As I see it, the issue is on how to allow the receiving client to restrict the sending client to send stereo. From what I can see, the only way to do that is to include stereo=0 in the answer SDP. And from what I've heard the only way that can be achieved is via munging (maybe I'm missing something there though?).

henbos commented 3 years ago

As I see it, the issue is on how to allow the receiving client to restrict the sending client to send stereo. From what I can see, the only way to do that is to include stereo=0 in the answer SDP. And from what I've heard the only way that can be achieved is via munging (maybe I'm missing something there though?).

Here's my take on this: Yes, the answer SDP would have to be munged if you want to turn this off via SDP in a browser client on the receiver side. However, because the receiver has to be prepared to receive stereo regardless of what this attribute says, and it is ultimately up to the sender whether to send mono and stereo, this modification to the SDP does not actually have any effects on the receiver side. It only has an effect on the sender side where if the sender respects the receivers' wishes, it restricts it to mono.

From this I conclude that you could munge the SDP after receiver.setLocalDescription(answer) but before sender.setRemoteDescription(answer). This is not disallowed by the spec, the spec only forbids munging local SDP, not remote SDP.

So if you want to turn off stereo via SDP you still can without the SDP munging having to be illegal.

That said I would view stereo=0 as primarily interesting for the use case of "talking to a legacy endpoint or a non-browser endpoint (server)". For a real application, I would try to make sure the sender and receiver agree on stereo or mono outside of SDP. But if you want to do it in SDP, you can.

henbos commented 3 years ago

People might think that to be ugly I don't know, but it would be nice to avoid extra negotiation logic or APIs on both sides to decide what stereo attribute to use when ultimately it doesn't do anything on the receiver-side since stereo has to be receivable regardless.

henbos commented 3 years ago

@perahgren found this yesterday:

 The "stereo" parameter is a unidirectional receive-only parameter.
 When sending to a single destination, a sender MUST NOT use stereo
 when "stereo" is 0.  Gateways or senders that are sending the same
 encoded audio to multiple destinations SHOULD NOT use stereo when
 "stereo" is 0, as this would lead to inefficient use of network
 resources.

If the browser is the sender, this would change the "stereo=0" from SHOULD NOT to MUST NOT send stereo, since RTCPeerConnection only sends to a single destination. This does not affect what a sensible implementation does. If the browser is the receiver, nothing changes, we still have to be prepared to receive stereo in case we are talking to a gateway.
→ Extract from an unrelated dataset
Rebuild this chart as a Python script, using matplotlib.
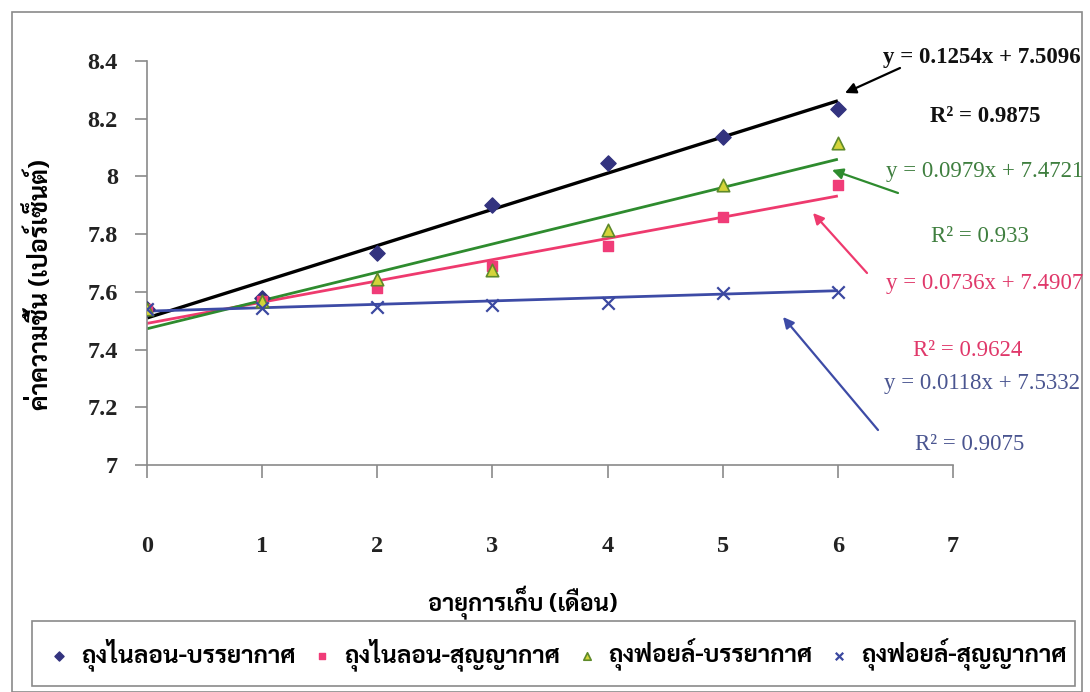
import numpy as np
import matplotlib
matplotlib.use('Agg')
import matplotlib.pyplot as plt
from matplotlib import font_manager
from matplotlib.patches import Rectangle

# moisture content (%) over storage time (months)
months = [0, 1, 2, 3, 4, 5, 6]
nylon_air = [7.54, 7.58, 7.735, 7.90, 8.045, 8.135, 8.235]
nylon_vac = [7.54, 7.57, 7.615, 7.69, 7.76, 7.86, 7.97]
foil_air = [7.54, 7.57, 7.645, 7.675, 7.815, 7.97, 8.115]
foil_vac = [7.54, 7.545, 7.548, 7.556, 7.562, 7.595, 7.598]

series_names = ['ถุงไนลอน-บรรยากาศ', 'ถุงไนลอน-สุญญากาศ',
                'ถุงฟอยล์-บรรยากาศ', 'ถุงฟอยล์-สุญญากาศ']

# trendline equations shown on the chart
slopes = [0.1254, 0.0736, 0.0979, 0.0118]
intercepts = [7.5096, 7.4907, 7.4721, 7.5332]
r2_values = ['0.9875', '0.9624', '0.933', '0.9075']

x_ticks = [0, 1, 2, 3, 4, 5, 6, 7]
y_ticks = [7, 7.2, 7.4, 7.6, 7.8, 8, 8.2, 8.4]
y_ticklabels = ['7', '7.2', '7.4', '7.6', '7.8', '8', '8.2', '8.4']

# pick an installed Thai font
installed = {f.name for f in font_manager.fontManager.ttflist}
thai_font = 'DejaVu Sans'
for cand in ['Sarabun', 'Taviraj', 'Noto Sans Thai', 'Athiti', 'Bai Jamjuree']:
    if cand in installed:
        thai_font = cand
        break
serif = 'Liberation Serif'

W, H = 1090, 692


def fp(px, py):
    # pixel position (from top-left) -> figure fraction
    return (px / W, 1 - py / H)


fig = plt.figure(figsize=(W / 100, H / 100), dpi=100)
ax = fig.add_axes([147 / W, 1 - 465 / H, (953 - 147) / W, (465 - 61) / H])

line_colors = ['#000000', '#EE3A6E', '#2E8B2E', '#3D4BA6']
text_colors = ['#111111', '#E0386A', '#3F7F3F', '#4A5590']
line_widths = [2.4, 2.0, 2.0, 2.0]

# trendlines
xs = np.array([0, 6])
for i in range(4):
    ax.plot(xs, slopes[i] * xs + intercepts[i], color=line_colors[i],
            lw=line_widths[i], zorder=2, solid_capstyle='butt')

# data markers
h1 = ax.scatter(months, nylon_air, marker='D', s=60, color='#33337F', zorder=3,
                label=series_names[0])
h2 = ax.scatter(months, nylon_vac, marker='s', s=60, color='#F03C78', zorder=3,
                label=series_names[1])
h3 = ax.scatter(months, foil_air, marker='^', s=80, facecolor='#D4D43A',
                edgecolor='#5E8A2A', linewidths=1.2, zorder=3, label=series_names[2])
h4 = ax.scatter(months, foil_vac, marker='x', s=80, color='#3B48A0', linewidths=1.6,
                zorder=3, label=series_names[3])

ax.set_xlim(0, 7)
ax.set_ylim(7, 8.4)
ax.set_xticks(x_ticks)
ax.set_yticks(y_ticks)
ax.set_yticklabels(y_ticklabels)
for s in ['top', 'right']:
    ax.spines[s].set_visible(False)
for s in ['left', 'bottom']:
    ax.spines[s].set_color('#8A8A8A')
    ax.spines[s].set_linewidth(1.2)
ax.tick_params(axis='both', direction='out', length=9, width=1.2, color='#8A8A8A')
ax.tick_params(axis='x', pad=42)
ax.tick_params(axis='y', pad=12)
for lab in ax.get_xticklabels() + ax.get_yticklabels():
    lab.set_fontfamily(serif)
    lab.set_fontsize(17.5)
    lab.set_fontweight('bold')
    lab.set_color('#222222')

# axis titles
fig.text(*fp(40, 285), 'ค่าความชื้น (เปอร์เซ็นต์)', rotation=90, ha='center', va='center',
         family=thai_font, fontsize=18, fontweight='bold')
fig.text(*fp(523, 603), 'อายุการเก็บ (เดือน)', ha='center', va='center',
         family=thai_font, fontsize=17, fontweight='bold')

# equation labels: (equation centre, r2 centre, arrow tail, arrow tip) in pixels
eq_pos = [(982, 57), (985, 284), (985, 172), (982, 383)]
r2_pos = [(985, 117), (968, 350), (980, 236), (970, 444)]
arrow_tail = [(900, 68), (867, 273), (898, 193), (878, 430)]
arrow_tip = [(845, 93), (813, 213), (832, 170), (783, 317)]

for i in range(4):
    eq = 'y = %.4fx + %.4f' % (slopes[i], intercepts[i])
    fig.text(*fp(*eq_pos[i]), eq, ha='center', va='center', family=serif,
             fontsize=16.5, color=text_colors[i],
             fontweight='bold' if i == 0 else 'normal')
    fig.text(*fp(*r2_pos[i]), 'R² = ' + r2_values[i], ha='center', va='center',
             family=serif, fontsize=16.5, color=text_colors[i],
             fontweight='bold' if i == 0 else 'normal')
    ax.annotate('', xy=fp(*arrow_tip[i]), xycoords='figure fraction',
                xytext=fp(*arrow_tail[i]), textcoords='figure fraction',
                arrowprops=dict(arrowstyle='-|>', color=line_colors[i], lw=1.6,
                                mutation_scale=16, shrinkA=0, shrinkB=0),
                annotation_clip=False)

# outer chart frame
fig.add_artist(Rectangle(fp(12, 692), (1082 - 12) / W, (692 - 12) / H,
                         transform=fig.transFigure, fill=False,
                         edgecolor='#8A8A8A', lw=1.2))

# legend box drawn separately, legend entries packed in the middle
fig.add_artist(Rectangle(fp(32, 686), (1075 - 32) / W, (686 - 621) / H,
                         transform=fig.transFigure, fill=False,
                         edgecolor='#8A8A8A', lw=1.2))
leg = fig.legend(handles=[h1, h2, h3, h4], loc='center',
                 bbox_to_anchor=fp(558, 655), ncol=4, frameon=False,
                 markerscale=0.6, handlelength=0.8, handletextpad=0.5,
                 columnspacing=0.7, borderaxespad=0,
                 prop={'family': thai_font, 'size': 17.5, 'weight': 'bold'})

fig.savefig('out.png', dpi=100)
I'm still in favor of stereo=1 being the default because then "you send what you have" and don't need to worry about additional APIs to control SDP. It's then up to the application to agree on capture channel count, similar to how it is today up to the application to agree on capture resolution and frame rate.

However the channel count's default has been raised as a concern to move forward. If we would accidentally have two channels then we may accidentally cause regressions. We may want to discuss https://github.com/w3c/mediacapture-main/issues/775 before merging a PR here?
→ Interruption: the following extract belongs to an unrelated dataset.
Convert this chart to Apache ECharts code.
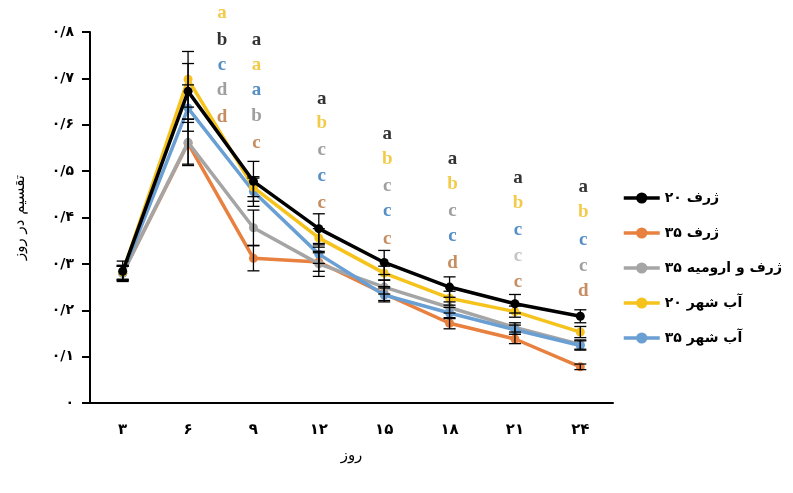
<!DOCTYPE html>
<html><head><meta charset="utf-8">
<script src="https://cdn.jsdelivr.net/npm/echarts@6/dist/echarts.min.js"></script>
<style>html,body{margin:0;padding:0;background:#fff}#c{width:793px;height:493px}</style>
</head><body><div id="c"></div>
<script>
const categories = ['۳','۶','۹','۱۲','۱۵','۱۸','۲۱','۲۴'];
const yTickLabels = ['۰','۰/۱','۰/۲','۰/۳','۰/۴','۰/۵','۰/۶','۰/۷','۰/۸'];
const seriesNames = ['ژرف ۲۰','ژرف ۳۵','ژرف و ارومیه ۳۵','آب شهر ۲۰','آب شهر ۳۵'];
const zharf20   = [0.284, 0.672, 0.478, 0.376, 0.303, 0.250, 0.214, 0.187];
const zharf35   = [0.280, 0.560, 0.312, 0.304, 0.236, 0.172, 0.138, 0.078];
const urmia35   = [0.280, 0.562, 0.378, 0.300, 0.250, 0.206, 0.163, 0.126];
const abshahr20 = [0.282, 0.698, 0.465, 0.356, 0.280, 0.226, 0.197, 0.153];
const abshahr35 = [0.280, 0.636, 0.456, 0.321, 0.233, 0.194, 0.158, 0.124];
const errZharf20   = [0.022, 0.060, 0.043, 0.032, 0.026, 0.022, 0.020, 0.014];
const errZharf35   = [0.015, 0.045, 0.027, 0.020, 0.015, 0.012, 0.010, 0.006];
const errUrmia35   = [0.015, 0.050, 0.038, 0.027, 0.015, 0.012, 0.010, 0.010];
const errAbshahr20 = [0.015, 0.060, 0.020, 0.020, 0.015, 0.015, 0.012, 0.012];
const errAbshahr35 = [0.015, 0.050, 0.032, 0.020, 0.015, 0.012, 0.010, 0.010];
// significance letters: column category index, letters, colour keys, y positions (value units)
const letterCols = [1, 2, 3, 4, 5, 6, 7];
const letterText = [
  ['a','b','c','d','d'],
  ['a','a','a','b','c'],
  ['a','b','c','c','c'],
  ['a','b','c','c','c'],
  ['a','b','c','c','d'],
  ['a','b','c','c','c'],
  ['a','b','c','c','d']
];
const letterColorKeys = [
  ['yellow','black','blue','gray','orange'],
  ['black','yellow','blue','gray','orange'],
  ['black','yellow','gray','blue','orange'],
  ['black','yellow','gray','blue','orange'],
  ['black','yellow','gray','blue','orange'],
  ['black','yellow','blue','lgray','orange'],
  ['black','yellow','blue','gray','orange']
];
const letterY = [
  [0.840, 0.783, 0.729, 0.674, 0.617],
  [0.783, 0.729, 0.674, 0.618, 0.560],
  [0.656, 0.603, 0.545, 0.489, 0.431],
  [0.580, 0.526, 0.468, 0.413, 0.354],
  [0.526, 0.473, 0.413, 0.359, 0.302],
  [0.485, 0.432, 0.373, 0.316, 0.260],
  [0.466, 0.411, 0.352, 0.296, 0.242]
];
const letterColors = {black:'#000000', yellow:'#F0BE1E', blue:'#2A72B5', gray:'#878787', lgray:'#B5B5B5', orange:'#B8703A'};
const lineColors = ['#000000', '#E8803F', '#A5A5A5', '#F5C31C', '#6A9FD3'];

const values = [zharf20, zharf35, urmia35, abshahr20, abshahr35];
const errors = [errZharf20, errZharf35, errUrmia35, errAbshahr20, errAbshahr35];

const chart = echarts.init(document.getElementById('c'), null, {renderer:'canvas'});
const series = [];
const zOrder = [6, 2, 3, 5, 4];
values.forEach((v, i) => {
  series.push({
    name: seriesNames[i], type: 'line', data: v,
    symbol: 'circle', symbolSize: 9, z: zOrder[i],
    lineStyle: {width: 3.5, color: lineColors[i]},
    itemStyle: {color: lineColors[i]},
    emphasis: {disabled: true}, animation: false
  });
});
const errData = [];
values.forEach((v, i) => v.forEach((y, j) => errData.push([j, y - errors[i][j], y + errors[i][j]])));
series.push({
  type: 'custom', z: 10, animation: false, silent: true,
  data: errData,
  renderItem: function (params, api) {
    const x = api.value(0);
    const lo = api.coord([x, api.value(1)]);
    const hi = api.coord([x, api.value(2)]);
    const w = 6;
    const st = {stroke: '#000', lineWidth: 1.3};
    return {type: 'group', children: [
      {type: 'line', shape: {x1: lo[0], y1: lo[1], x2: hi[0], y2: hi[1]}, style: st},
      {type: 'line', shape: {x1: lo[0]-w, y1: lo[1], x2: lo[0]+w, y2: lo[1]}, style: st},
      {type: 'line', shape: {x1: hi[0]-w, y1: hi[1], x2: hi[0]+w, y2: hi[1]}, style: st}
    ]};
  }
});
const letterData = [];
letterCols.forEach((c, k) => {
  letterText[k].forEach((t, m) => {
    letterData.push({
      value: [c, letterY[k][m]],
      label: {formatter: t, color: letterColors[letterColorKeys[k][m]], offset: [c === 1 ? 34 : 3, 0]}
    });
  });
});
series.push({
  type: 'scatter', data: letterData, symbolSize: 0, clip: false, silent: true, animation: false, z: 20,
  label: {show: true, position: 'inside', fontFamily: 'Liberation Serif', fontWeight: 'bold', fontSize: 19}
});

chart.setOption({
  backgroundColor: '#ffffff',
  animation: false,
  grid: {left: 90, right: 180, top: 32, bottom: 90},
  legend: {
    orient: 'vertical', left: 617, top: 186, itemGap: 21, itemWidth: 36, itemHeight: 14,
    data: seriesNames,
    lineStyle: {width: 3.5},
    textStyle: {fontFamily: 'DejaVu Sans', fontWeight: 'bold', fontSize: 14, color: '#000'}
  },
  xAxis: {
    type: 'category', data: categories, boundaryGap: true,
    name: 'روز', nameLocation: 'middle', nameGap: 46,
    nameTextStyle: {fontFamily: 'DejaVu Sans', fontSize: 15, color: '#000'},
    axisLine: {lineStyle: {color: '#000', width: 2}},
    axisTick: {alignWithLabel: true, inside: true, length: 4, lineStyle: {color: '#000', width: 2}},
    axisLabel: {fontFamily: 'DejaVu Sans', fontWeight: 'bold', fontSize: 15, color: '#000', margin: 20},
    splitLine: {show: false}
  },
  yAxis: {
    type: 'value', min: 0, max: 0.8, interval: 0.1,
    name: 'تقسیم در روز', nameLocation: 'middle', nameGap: 62, nameRotate: 90,
    nameTextStyle: {fontFamily: 'DejaVu Sans', fontSize: 15, color: '#000'},
    axisLine: {show: true, lineStyle: {color: '#000', width: 2}},
    axisTick: {show: true, length: 8, lineStyle: {color: '#000', width: 2}},
    axisLabel: {fontFamily: 'DejaVu Sans', fontWeight: 'bold', fontSize: 14, color: '#000', margin: 16,
      formatter: function (v) { return yTickLabels[Math.round(v * 10)]; }},
    splitLine: {show: false}
  },
  series: series
});
</script></body></html>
juberti commented 3 years ago

There are a lot of moving parts here, so let me try to summarize.

Summary of the summary: proposed PR is good, but we can't implement it yet without some refactoring in Chrome.

  1. I overall agree with @henbos 's overall suggestion for the PR from https://docs.google.com/presentation/d/1-ZB5pjq0hTl4iNxGhIc3polH9wjCps2Uzqg7D4v1n14/edit#slide=id.gae53209dde_0_16. Just like the default is to send 1080p if that's the captured video resolution, sending stereo should be the default if that's the # of captured audio channels.
  2. As @henbos also mentions, if the remote side indicates stereo=0, we should not send stereo. This protects old browsers, or conferencing servers that can only handle mono.
  3. I don't think receiving browsers should need to turn off stereo via SDP. Same as how we don't provide a hook for receiving browsers to clamp what video resolution or audio sampling rate they receive.
  4. The default channel count should probably be 1 to avoid unexpected changes to apps, and certainly be set to 2 if and only if the mic is in fact a stereo mic. This avoids wasting bits for no benefit.
  5. The code in https://chromium.googlesource.com/external/webrtc/stable/talk/+/d3ecbb30dc2684653d61e8ec88a5382aecf62773/media/webrtc/webrtcvoiceengine.cc#1892 needs to change in a few ways:
    1. I don't think this particular code knows enough about the channel count to properly configure the encoder. It probably needs to be pushed down to a lower layer. This will hurt audio quality when audio bitrate is specified until fixed, I think.
    2. The decision it makes about the default audio bitrate, for mono vs stereo, also requires knowledge of the channel count. Accordingly it should probably be pushed down to a lower layer. This will waste bits when audio bitrate is unspecified until fixed.
    3. Tracks can be replaced, so the encoder config needs to be re-evaluated whenever this happens. Ergo, it needs to happen somewhere other than setSendCodecs.
  6. It probably makes sense at some point to allow send-side control of stereo via RTCRtpEncodingParameters, similar to ptime, dtx, etc. So that is another place that would need to get plumbed down to encoder config.
henbos commented 3 years ago

Excellent summary Justin. I think the relevant pieces of information are known/knowable at the relevant points in time to avoid wasting any bits, but not known to all the layers that need to know about them - until refactoring.